Liu’s laboratory investigates how diet and lifestyle and their metabolically related gene variants interact in relation to chronic disease development. “There is inflammation in the intestine associated with obesity, some of which may lead to tumorigenesis,” Liu explains. “It can be a strong risk factor for colon cancer. But we do not know exactly how obesity contributes to this increased cancer risk.”
In previous studies, he had found that tumor necrosis factor-alpha (TNF-α), a cytotoxin that induces apoptosis or cell death, is elevated in the colons of obese mice. This elevation is associated with a genetic carcinogenic pathway known as Wnt. In his most recent work, Liu also has shown that genetically blocking the TNF-α pathway reduces pre-cancer indicators. This led him to propose testing the TNF-α pathway involving Wnt signaling experimentally in the mouse colon.

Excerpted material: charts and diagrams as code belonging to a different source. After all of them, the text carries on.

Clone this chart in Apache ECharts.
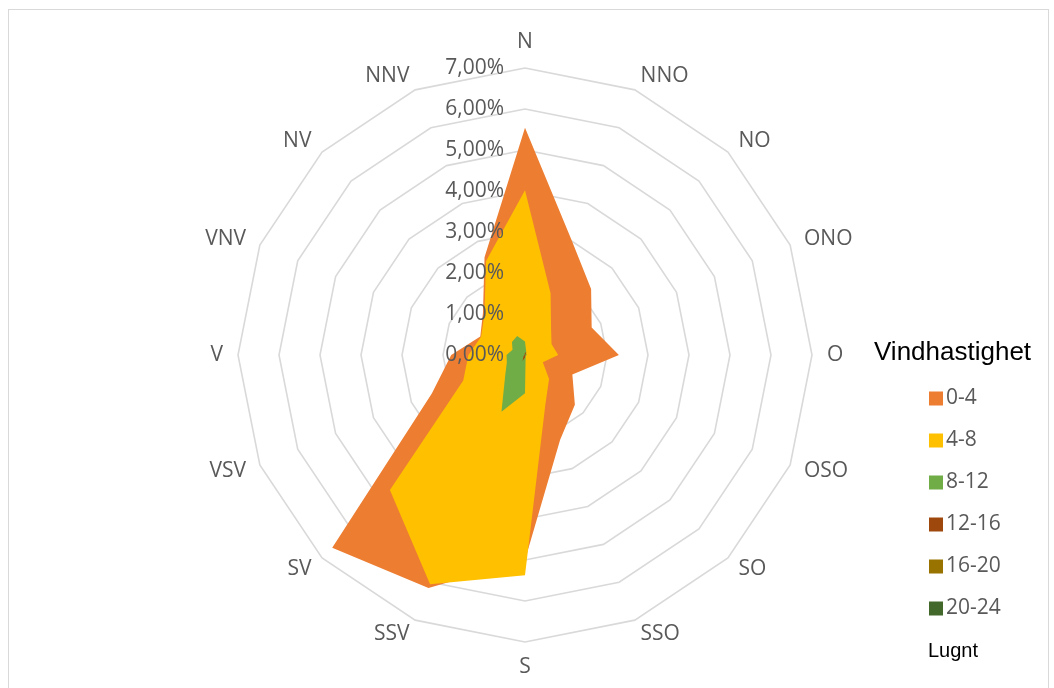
<!DOCTYPE html>
<html>
<head>
<meta charset="utf-8">
<script src="https://cdn.jsdelivr.net/npm/echarts@6/dist/echarts.min.js"></script>
<style>
html,body{margin:0;padding:0;background:#fff;}
#frame{position:absolute;left:8px;top:9px;width:1041px;height:700px;border:1px solid #d9d9d9;box-sizing:border-box;}
#chart{position:absolute;left:0;top:0;width:1054px;height:688px;}
</style>
</head>
<body>
<div id="frame"></div>
<div id="chart"></div>
<script>
// Directions, clockwise from north
const directions = ['N','NNO','NO','ONO','O','OSO','SO','SSO','S','SSV','SV','VSV','V','VNV','NV','NNV'];
const tickValues = [0,1,2,3,4,5,6,7];
const seriesNames = ['0-4','4-8','8-12','12-16','16-20','20-24','Lugnt'];
// values in percent, order = directions
const speed0_4   = [5.54,3.00,2.28,1.76,2.29,1.25,1.72,2.24,5.00,6.15,6.65,2.46,1.80,1.18,1.45,2.58];
const speed4_8   = [4.02,1.63,0.90,0.70,0.81,0.47,0.83,1.30,5.37,6.05,4.66,1.63,1.38,1.16,1.40,2.48];
const speed8_12  = [0.33,0.08,0.04,0.04,0.04,0.03,0.03,0.04,0.93,1.50,0.68,0.48,0.45,0.33,0.45,0.50];
const speed12_16 = [0.05,0.08,0.02,0.01,0.01,0.01,0.01,0.01,0.06,0.16,0.05,0.02,0.01,0.01,0.01,0.02];
const speed16_20 = [0,0,0,0,0,0,0,0,0,0,0,0,0,0,0,0];
const speed20_24 = [0,0,0,0,0,0,0,0,0,0,0,0,0,0,0,0];
const calm       = [0,0,0,0,0,0,0,0,0,0,0,0,0,0,0,0];
const colors = ['#ED7D31','#FFC000','#70AD47','#9E480E','#997300','#43682B','#ffffff'];

// ECharts radar runs counter-clockwise: reorder so the chart reads clockwise
const order = [0].concat(directions.map((d,i)=>i).slice(1).reverse());
const reorder = arr => order.map(i => arr[i]);
const allData = [speed0_4, speed4_8, speed8_12, speed12_16, speed16_20, speed20_24, calm];
const maxVal = tickValues[tickValues.length-1];

const fmt = v => v.toFixed(2).replace('.', ',') + '%';
const indicators = order.map(i => ({ name: directions[i], min: 0, max: maxVal }));
const labelIndicators = order.map((i, k) => {
  const ind = { name: '', min: 0, max: maxVal };
  if (k === 0) {
    ind.axisLabel = { show: true, color: '#595959', fontSize: 21, fontFamily: 'Open Sans',
      margin: 21, formatter: fmt, showMinLabel: true, showMaxLabel: true };
  }
  return ind;
});

const chart = echarts.init(document.getElementById('chart'), null, {renderer: 'canvas'});
chart.setOption({
  animation: false,
  title: {
    text: 'Vindhastighet', left: 869, top: 335,
    textStyle: { color: '#000', fontSize: 26, fontWeight: 'normal', fontFamily: 'Liberation Sans' }
  },
  legend: [{
    data: seriesNames.slice(0, 6).map(n => ({ name: n, icon: 'rect' })),
    orient: 'vertical', left: 924, top: 383,
    itemWidth: 14, itemHeight: 14, itemGap: 21,
    textStyle: { color: '#595959', fontSize: 21, fontFamily: 'Open Sans', padding: [0,0,0,-2] },
    selectedMode: false
  }, {
    data: [{ name: 'Lugnt', icon: 'none' }],
    orient: 'vertical', left: 918, top: 636,
    itemWidth: 0, itemHeight: 14,
    textStyle: { color: '#000', fontSize: 20, fontFamily: 'Liberation Sans' },
    selectedMode: false
  }],
  radar: [{
    center: [525, 355],
    radius: 287,
    startAngle: 90,
    splitNumber: tickValues.length - 1,
    shape: 'polygon',
    indicator: indicators,
    axisName: { color: '#595959', fontSize: 21, fontFamily: 'Open Sans' },
    nameGap: 15,
    axisLine: { show: false },
    axisTick: { show: false },
    axisLabel: { show: false },
    splitLine: { lineStyle: { color: '#D9D9D9', width: 1.6 } },
    splitArea: { show: false }
  }, {
    z: 10,
    center: [525, 355],
    radius: 287,
    startAngle: 90,
    splitNumber: tickValues.length - 1,
    shape: 'polygon',
    indicator: labelIndicators,
    axisName: { show: false },
    axisLine: { show: false },
    axisTick: { show: false },
    axisLabel: { show: false },
    splitLine: { show: false },
    splitArea: { show: false }
  }],
  series: [{
    type: 'radar',
    radarIndex: 0,
    symbol: 'none',
    silent: true,
    data: allData.map((arr, si) => ({
      name: seriesNames[si],
      value: reorder(arr),
      itemStyle: { color: colors[si] },
      lineStyle: { width: 0, color: colors[si] },
      areaStyle: { color: colors[si], opacity: si === 6 ? 0 : 1 }
    }))
  }]
});
</script>
</body>
</html>
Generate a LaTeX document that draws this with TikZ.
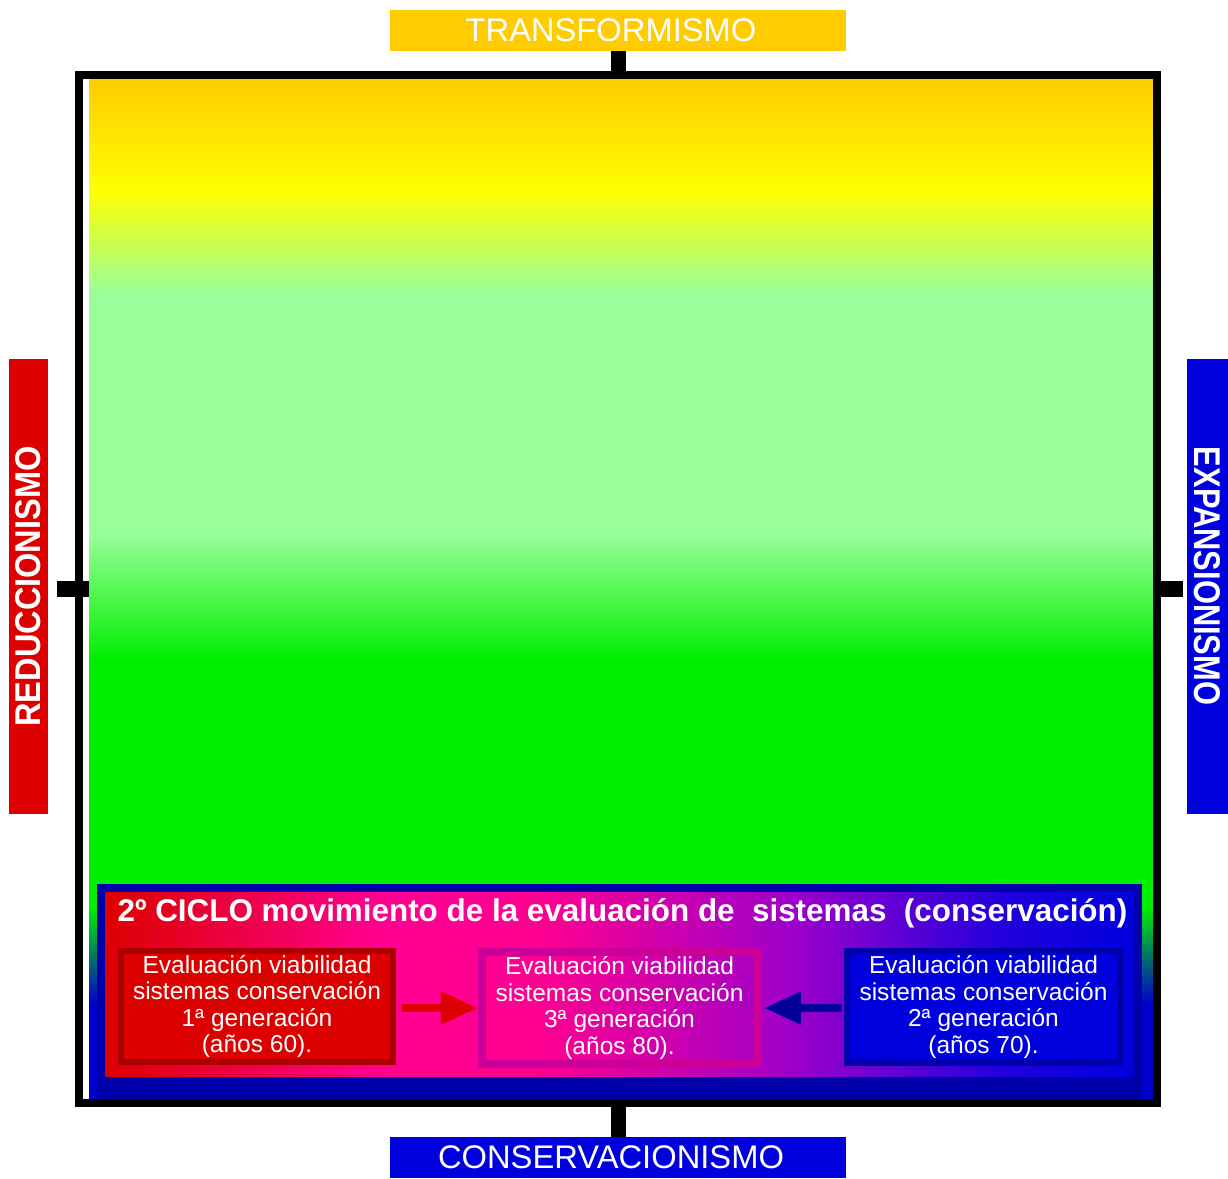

The researchers hope to determine whether inhibiting activation of TNF-α by dietary or genetic means can suppress the Wnt signaling pathway and reduce the rate of obesity-linked tumorigenesis. They plan a series of three studies in a genetically engineered mouse model and will use different doses of a combination of vitamin D and sulphoraphane, a molecule found in broccoli, to prevent inflammation in the gut compared to a control group, as well as studies using biochemical, molecular and functional genomics techniques.
“The ultimate goal of my laboratory is to integrate our biological findings with dietary and lifestyle strategies to diminish the burden of chronic diseases in our society,” says Liu. “If we find good results, we may be able to move on to human studies.”